**Given instruction:** Your task is to copy every line of the records below that contains "this".

** START **

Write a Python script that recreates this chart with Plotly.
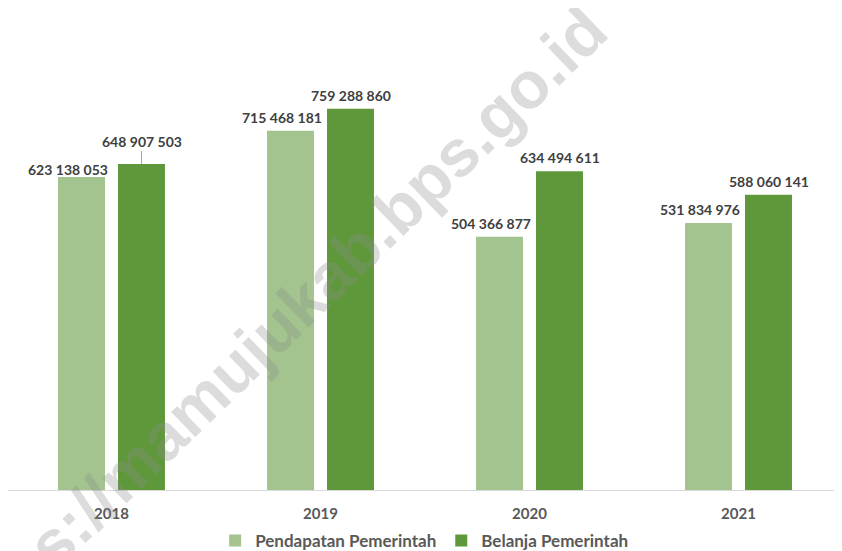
import plotly.graph_objects as go

years = ["2018", "2019", "2020", "2021"]
pendapatan = [623138053, 715468181, 504366877, 531834976]
belanja = [648907503, 759288860, 634494611, 588060141]
series_names = ["Pendapatan Pemerintah", "Belanja Pemerintah"]

COL_LIGHT = "#A3C48F"
COL_DARK = "#5F983A"
LABEL_COL = "#404040"
TICK_COL = "#595959"
FONT = "Lato"

fig = go.Figure()
fig.add_trace(go.Bar(x=years, y=pendapatan, name=series_names[0],
                     marker=dict(color=COL_LIGHT, line=dict(width=0))))
fig.add_trace(go.Bar(x=years, y=belanja, name=series_names[1],
                     marker=dict(color=COL_DARK, line=dict(width=0))))

def fmt(v):
    return f"{v:,}".replace(",", " ")

annotations = []
# label placement (pixel offsets) per series / year; x given as category index
for si, (vals, side) in enumerate([(pendapatan, -39), (belanja, 30)]):
    for yi, v in enumerate(vals):
        xshift = side
        yshift = 3
        if yi == 0 and si == 0:
            xshift = -44
            yshift = -3
        a = dict(x=yi, y=v, xref="x", yref="y", text=fmt(v),
                 font=dict(family=FONT, size=14, color=LABEL_COL, weight="bold"),
                 xshift=xshift, yanchor="bottom", showarrow=False, yshift=yshift)
        if yi == 0 and si == 1:
            a = dict(x=yi, y=v, xref="x", yref="y", text=fmt(v),
                     font=dict(family=FONT, size=14, color=LABEL_COL, weight="bold"),
                     xshift=xshift, showarrow=True, ax=0, ay=-23, arrowhead=0,
                     arrowwidth=1, arrowcolor="#A6A6A6", standoff=0)
        annotations.append(a)

# watermark
annotations.append(dict(x=0.3165, y=0.352, xref="paper", yref="paper",
                        text="https://mamujukab.bps.go.id", showarrow=False,
                        textangle=-44,
                        font=dict(family="Liberation Sans, Arial", size=66,
                                  color="rgba(140,140,140,0.3)", weight="bold"),
                        xanchor="center", yanchor="middle"))

# page body has an 8px margin, so the figure is sized to fit inside the window
fig.update_layout(
    width=834, height=543,
    margin=dict(l=0, r=0, t=30, b=61),
    paper_bgcolor="white", plot_bgcolor="white",
    barmode="group", bargap=0.426, bargroupgap=0.217,
    showlegend=True,
    legend=dict(orientation="h", xref="container", yref="container",
                x=0.499, xanchor="center", y=0.0184, yanchor="middle",
                font=dict(family=FONT, size=17, color=TICK_COL, weight="bold"),
                itemsizing="constant", traceorder="normal"),
    xaxis=dict(type="category", range=[-0.4952, 3.4952], showline=True,
               automargin=False, linecolor="#D9D9D9", linewidth=1,
               ticks="", showgrid=False, zeroline=False,
               tickfont=dict(family=FONT, size=15, color=TICK_COL, weight="bold"),
               ticklabelstandoff=10),
    yaxis=dict(visible=False, automargin=False, range=[0, 900e6],
               showgrid=False, zeroline=False),
    annotations=annotations,
)

fig.write_html("out.html")
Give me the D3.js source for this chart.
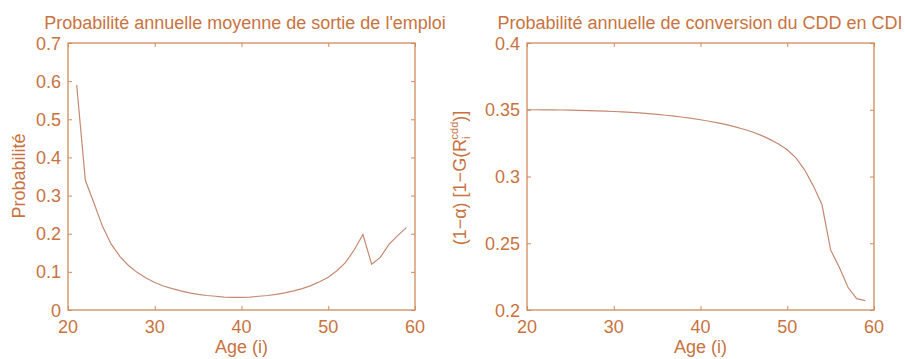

** END **

**In response:**
Write a Python script that recreates this chart with Plotly.
Give me the D3.js source for this chart.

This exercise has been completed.